AN entrepreneurship professor believes Scottish businesses need to be better at “scaling up” and have greater international ambitions.
Les Charm, from Babson College in Massachusetts, United States, is in Scotland this week giving a boot camp to the latest Saltire Fellowship scholars.
Prof Charm has been working with the programme since its inception in 2007 and said he is slowly seeing “some more global ambitions” from Scots.
He said: “It is all about the need to have bigger impact in Scotland. You can’t just do that with start-ups.
“Unless they scale they do not have the economic impact.”
However Prof Charm believes that shifting global mindset is happening in most places around the world as technology – from online communications to 3-D printing - helps to remove barriers from starting and growing businesses.
He said: “It is not enough to simply have a good idea. [Technology is] enabling things to happen not only differently but faster.
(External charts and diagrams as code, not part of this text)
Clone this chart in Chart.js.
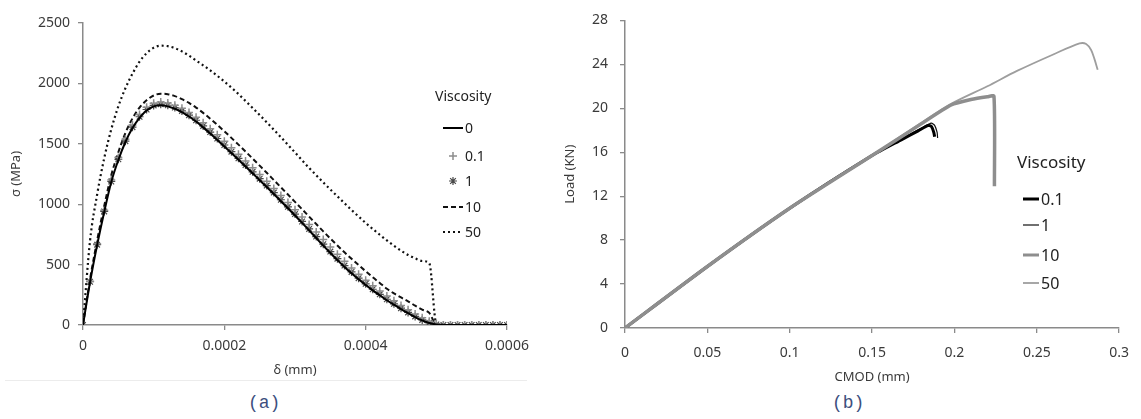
<!DOCTYPE html>
<html>
<head>
<meta charset="utf-8">
<script src="https://cdn.jsdelivr.net/npm/chart.js@4"></script>
<style>
	body { margin: 0; background: #fff; width: 1141px; height: 419px; overflow: hidden; position: relative; font-family: 'Noto Sans', sans-serif; }
	.panel { position: absolute; top: 0; }
	#wrapA { left: 0; width: 540px; height: 392px; }
	#wrapB { left: 540px; width: 601px; height: 392px; }
	.rule { position: absolute; left: 5px; top: 380px; width: 522px; height: 1px; background: #ececec; }
	.cap { position: absolute; top: 393px; font: 18px/20px 'Liberation Mono', monospace; color: #3d4f7e; }
</style>
</head>
<body>
<div class="panel" id="wrapA"><canvas id="chartA" width="540" height="392"></canvas></div>
<div class="panel" id="wrapB"><canvas id="chartB" width="601" height="392"></canvas></div>
<div class="rule"></div>
<div class="cap" style="left:248px">(a)</div>
<div class="cap" style="left:832px">(b)</div>

<script>
// Panel (a): stress vs displacement, one sample every 1e-5 mm
const deltaMm = [0, 1e-5, 2e-5, 3e-5, 4e-5, 5e-5, 6e-5, 7e-5, 8e-5, 9e-5, 10e-5,
	11e-5, 12e-5, 13e-5, 14e-5, 15e-5, 16e-5, 17e-5, 18e-5, 19e-5, 20e-5,
	21e-5, 22e-5, 23e-5, 24e-5, 25e-5, 26e-5, 27e-5, 28e-5, 29e-5, 30e-5,
	31e-5, 32e-5, 33e-5, 34e-5, 35e-5, 36e-5, 37e-5, 38e-5, 39e-5, 40e-5,
	41e-5, 42e-5, 43e-5, 44e-5, 45e-5, 46e-5, 47e-5, 48e-5, 49e-5, 50e-5,
	51e-5, 52e-5, 53e-5, 54e-5, 55e-5, 56e-5, 57e-5, 58e-5, 59e-5, 60e-5];

const sigmaV0 = [0, 356, 662, 936, 1184, 1366, 1515, 1630, 1715, 1775, 1810,
	1820, 1810, 1790, 1762, 1726, 1684, 1636, 1585, 1532, 1478,
	1423, 1368, 1312, 1256, 1199, 1142, 1084, 1025, 966, 906,
	845, 783, 720, 657, 596, 537, 481, 428, 378, 331,
	287, 246, 205, 168, 132, 98, 66, 38, 16, 4,
	0, 0, 0, 0, 0, 0, 0, 0, 0, 0];
const sigmaV01 = [0, 362, 672, 950, 1200, 1386, 1538, 1655, 1742, 1802, 1836,
	1846, 1838, 1820, 1794, 1760, 1720, 1674, 1625, 1574, 1521,
	1467, 1413, 1358, 1302, 1246, 1189, 1131, 1073, 1014, 954,
	894, 832, 770, 707, 645, 585, 527, 472, 420, 371,
	325, 282, 240, 200, 162, 126, 92, 60, 32, 10,
	0, 0, 0, 0, 0, 0, 0, 0, 0, 0];
const sigmaV1 = [0, 358, 665, 940, 1188, 1372, 1522, 1638, 1724, 1784, 1818,
	1828, 1819, 1800, 1772, 1737, 1695, 1648, 1597, 1544, 1490,
	1435, 1380, 1324, 1268, 1211, 1154, 1096, 1037, 978, 918,
	857, 795, 732, 669, 608, 549, 492, 439, 388, 341,
	296, 254, 213, 175, 139, 104, 71, 42, 18, 5,
	0, 0, 0, 0, 0, 0, 0, 0, 0, 0];
const sigmaV10 = [0, 380, 700, 985, 1240, 1430, 1590, 1710, 1800, 1860, 1900,
	1915, 1910, 1895, 1870, 1838, 1800, 1756, 1708, 1657, 1604,
	1549, 1493, 1436, 1378, 1319, 1260, 1200, 1140, 1080, 1019,
	958, 897, 836, 775, 716, 658, 602, 548, 496, 445,
	395, 348, 300, 262, 228, 196, 160, 128, 100, 3,
	0, 0, 0, 0, 0, 0, 0, 0, 0, 0];
const sigmaV50 = [0, 700, 1080, 1380, 1620, 1810, 1960, 2080, 2180, 2250, 2295,
	2312, 2308, 2292, 2265, 2230, 2190, 2150, 2108, 2063, 2015,
	1965, 1912, 1855, 1797, 1738, 1678, 1617, 1555, 1492, 1428,
	1364, 1300, 1240, 1180, 1122, 1065, 1008, 952, 898, 845,
	795, 747, 700, 656, 615, 580, 552, 530, 512, 10,
	0, 0, 0, 0, 0, 0, 0, 0, 0, 0];

const sigmaTicks = [0, 500, 1000, 1500, 2000, 2500];
const deltaTicks = [0, 0.0002, 0.0004, 0.0006];
const deltaTickLabels = ['0', '0.0002', '0.0004', '0.0006'];

// Panel (b): load vs CMOD
const cmodV01 = [0, 0.05, 0.1, 0.15, 0.168, 0.178, 0.184, 0.186, 0.1875, 0.188];
const loadV01 = [0, 5.6, 10.9, 15.7, 17.15, 17.95, 18.45, 18.35, 17.8, 17.4];
const cmodV1 = [0, 0.05, 0.1, 0.15, 0.17, 0.18, 0.186, 0.188, 0.1895, 0.1898];
const loadV1 = [0, 5.6, 10.9, 15.7, 17.4, 18.2, 18.65, 18.45, 17.8, 17.3];
const cmodV10 = [0, 0.05, 0.1, 0.15, 0.178, 0.198, 0.21, 0.22, 0.224, 0.2243];
const loadV10 = [0, 5.6, 10.9, 15.7, 18.4, 20.3, 20.8, 21.05, 21.1, 12.9];
const cmodV50 = [0, 0.05, 0.1, 0.15, 0.178, 0.198, 0.22, 0.238, 0.26, 0.276, 0.28, 0.283, 0.285, 0.287];
const loadV50 = [0, 5.6, 10.9, 15.7, 18.5, 20.4, 22.0, 23.4, 24.9, 25.9, 25.85, 25.3, 24.5, 23.5];

const loadTicks = [0, 4, 8, 12, 16, 20, 24, 28];
const cmodTicks = [0, 0.05, 0.1, 0.15, 0.2, 0.25, 0.3];
const cmodTickLabels = ['0', '0.05', '0.1', '0.15', '0.2', '0.25', '0.3'];

const AXIS_GREY = '#8a8a8a';
const TEXT = '#3a3a3a';

function pairs(xs, ys) {
	return xs.map((x, i) => ({ x, y: ys[i] }));
}

function drawMarker(ctx, style, x, y, r) {
	ctx.beginPath();
	ctx.moveTo(x - r, y); ctx.lineTo(x + r, y);
	ctx.moveTo(x, y - r); ctx.lineTo(x, y + r);
	if (style === 'star') {
		const d = r * 0.7071;
		ctx.moveTo(x - d, y - d); ctx.lineTo(x + d, y + d);
		ctx.moveTo(x - d, y + d); ctx.lineTo(x + d, y - d);
	}
	ctx.stroke();
}

// Legend drawn inside the plot, Excel style
const viscosityLegend = {
	id: 'viscosityLegend',
	afterDraw(chart, args, opts) {
		const ctx = chart.ctx;
		ctx.save();
		ctx.fillStyle = '#222';
		ctx.textBaseline = 'middle';
		ctx.font = opts.titleFont;
		ctx.fillText('Viscosity', opts.titleX, opts.titleY);
		ctx.font = opts.font;
		chart.data.datasets.forEach((ds, i) => {
			const y = opts.rows[i];
			ctx.strokeStyle = ds.borderColor;
			if (ds.showLine === false) {
				ctx.lineWidth = ds.pointBorderWidth;
				ctx.setLineDash([]);
				drawMarker(ctx, ds.pointStyle, (opts.x0 + opts.x1) / 2, y, ds.pointRadius);
			} else {
				ctx.lineWidth = Math.min(ds.borderWidth, 3);
				ctx.setLineDash(ds.borderDash || []);
				ctx.beginPath();
				ctx.moveTo(opts.x0, y);
				ctx.lineTo(opts.x1, y);
				ctx.stroke();
			}
			ctx.fillText(ds.label, opts.x1 + 2, y + 1);
		});
		ctx.restore();
	},
};

function linearAxis(min, max, tickValues, tickLabels, title, titlePad, fit) {
	return {
		type: 'linear',
		min,
		max,
		afterBuildTicks: (scale) => { scale.ticks = tickValues.map((v) => ({ value: v })); },
		afterFit: fit,
		grid: { drawOnChartArea: false, drawTicks: true, tickLength: 5, color: AXIS_GREY, lineWidth: 1.3 },
		border: { display: true, color: AXIS_GREY, width: 1.5 },
		ticks: {
			color: TEXT,
			font: { family: 'Noto Sans', size: 14 },
			padding: titlePad.tick,
			autoSkip: false,
			maxRotation: 0,
			callback: (value, index) => (tickLabels ? tickLabels[index] : String(value)),
		},
		title: {
			display: true,
			text: title,
			color: TEXT,
			font: { family: 'Noto Sans', size: 13 },
			padding: titlePad.title,
		},
	};
}

const baseOptions = {
	responsive: false,
	animation: false,
	devicePixelRatio: 1,
	events: [],
	plugins: { legend: { display: false }, tooltip: { enabled: false } },
	elements: { point: { radius: 0 } },
};

new Chart(document.getElementById('chartA'), {
	type: 'line',
	data: {
		datasets: [
			{ label: '0', data: pairs(deltaMm, sigmaV0), borderColor: '#000', borderWidth: 2, pointRadius: 0, cubicInterpolationMode: 'monotone' },
			{ label: '0.1', data: pairs(deltaMm, sigmaV01), showLine: false, borderColor: '#8d8d8d', pointStyle: 'cross', pointRadius: 4, pointBorderWidth: 1.5, pointBorderColor: '#8d8d8d' },
			{ label: '1', data: pairs(deltaMm, sigmaV1), showLine: false, borderColor: '#4a4a4a', pointStyle: 'star', pointRadius: 4, pointBorderWidth: 1.2, pointBorderColor: '#4a4a4a' },
			{ label: '10', data: pairs(deltaMm, sigmaV10), borderColor: '#111', borderWidth: 2, borderDash: [5, 3], pointRadius: 0, cubicInterpolationMode: 'monotone' },
			{ label: '50', data: pairs(deltaMm, sigmaV50), borderColor: '#111', borderWidth: 2.2, borderDash: [2, 3], pointRadius: 0, cubicInterpolationMode: 'monotone' },
		],
	},
	options: {
		...baseOptions,
		layout: { padding: { left: 0, right: 33, top: 23, bottom: 0 } },
		scales: {
			x: linearAxis(0, 0.0006, deltaTicks, deltaTickLabels, 'δ (mm)', { tick: 8, title: { bottom: 14 } }, (s) => { s.height = 67; }),
			y: linearAxis(0, 2500, sigmaTicks, null, 'σ (MPa)', { tick: 8, title: { top: 8 } }, (s) => { s.width = 83; }),
		},
		plugins: {
			...baseOptions.plugins,
			viscosityLegend: {
				titleFont: '14px "Noto Sans"', font: '14px "Noto Sans"',
				titleX: 435, titleY: 97, x0: 443, x1: 463, rows: [128, 156, 181, 207, 232],
			},
		},
	},
	plugins: [viscosityLegend],
});

new Chart(document.getElementById('chartB'), {
	type: 'line',
	data: {
		datasets: [
			{ label: '0.1', data: pairs(cmodV01, loadV01), borderColor: '#000', borderWidth: 3, order: 2, tension: 0.2 },
			{ label: '1', data: pairs(cmodV1, loadV1), borderColor: '#111', borderWidth: 1.2, order: 3, tension: 0.2 },
			{ label: '10', data: pairs(cmodV10, loadV10), borderColor: '#8e8e8e', borderWidth: 3.5, order: 0, tension: 0.2 },
			{ label: '50', data: pairs(cmodV50, loadV50), borderColor: '#9e9e9e', borderWidth: 1.8, order: 1, tension: 0.3 },
		],
	},
	options: {
		...baseOptions,
		layout: { padding: { left: 0, right: 18, top: 13, bottom: 0 } },
		scales: {
			x: linearAxis(0, 0.3, cmodTicks, cmodTickLabels, 'CMOD (mm)', { tick: 12, title: { bottom: 7 } }, (s) => { s.height = 64; }),
			y: linearAxis(0, 28, loadTicks, null, 'Load (KN)', { tick: 12, title: { top: 22 } }, (s) => { s.width = 85; }),
		},
		plugins: {
			...baseOptions.plugins,
			viscosityLegend: {
				titleFont: '17px "Noto Sans"', font: '16px "Noto Sans"',
				titleX: 477, titleY: 163, x0: 483, x1: 499, rows: [199, 225, 255, 283],
			},
		},
	},
	plugins: [viscosityLegend],
});
</script>
</body>
</html>
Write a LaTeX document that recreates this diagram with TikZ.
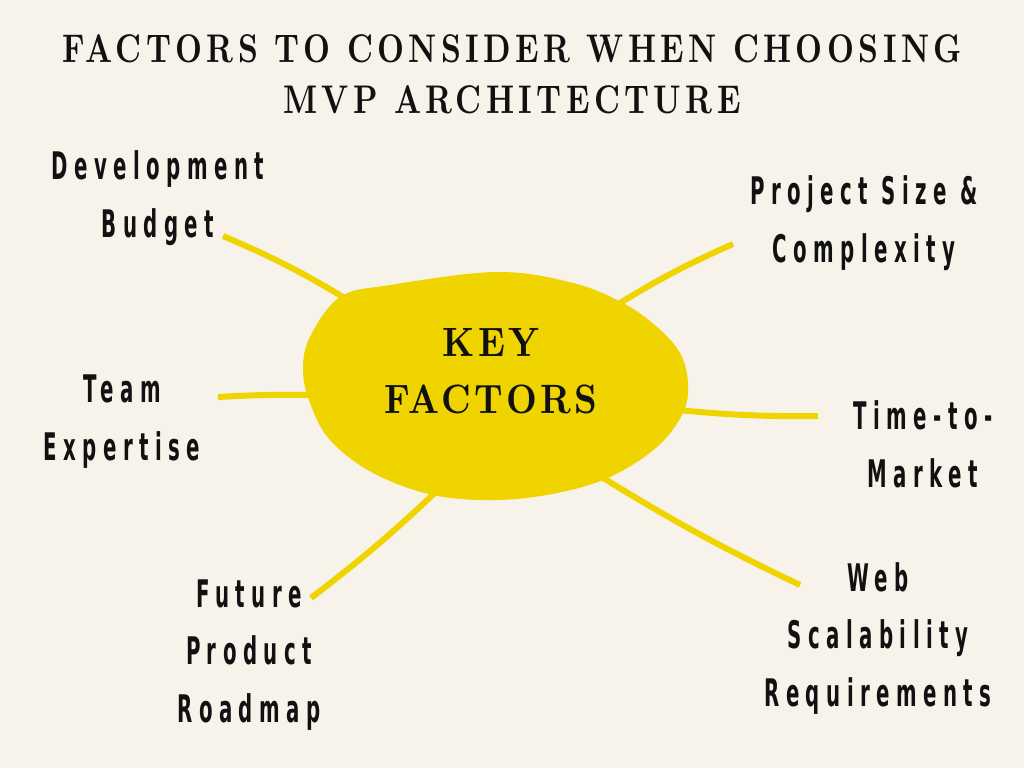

“I don’t specifically know [what industry will grow] but I think there is so much opportunity. If you can solve a consumer need with a high enough market size then there is a chance.
“Look at Uber. Who would have thought the taxi cab business was an opportunity?”
While Prof Charm is adamant ambitious and internationally focused Scottish companies can grow quickly he admits they are unlikely to attract financing from overseas.
He said: “Most [private equity] people don’t want to go away from home.
“What is going to change is [Scottish private equity firms] will partner with groups in the United States.”
Prof Charm said he would be speaking to the 25 Fellows this week at Royal Bank of Scotland’s Gogarburn headquarters ahead of them travelling to the US for a 12-week programme.
He said he will be emphasising the need to be “ambitious and courageous” while also hammering home the need for an international outlook and developing the right skills.
He said: “We are going to be talking a lot about having to have higher aspirations for yourself, companies, the third sector and the country.
“I don’t mean it to be ambition domestically. The more we can get people to understand you have to keep looking internationally [the better].
“Forward thinking organisations are saying we need people who are thinking entrepreneurially and are willing to take risks.”
Prof Charm added that Entrepreneurial Scotland is looking at ways to continue growing the Saltire Fellowship programme.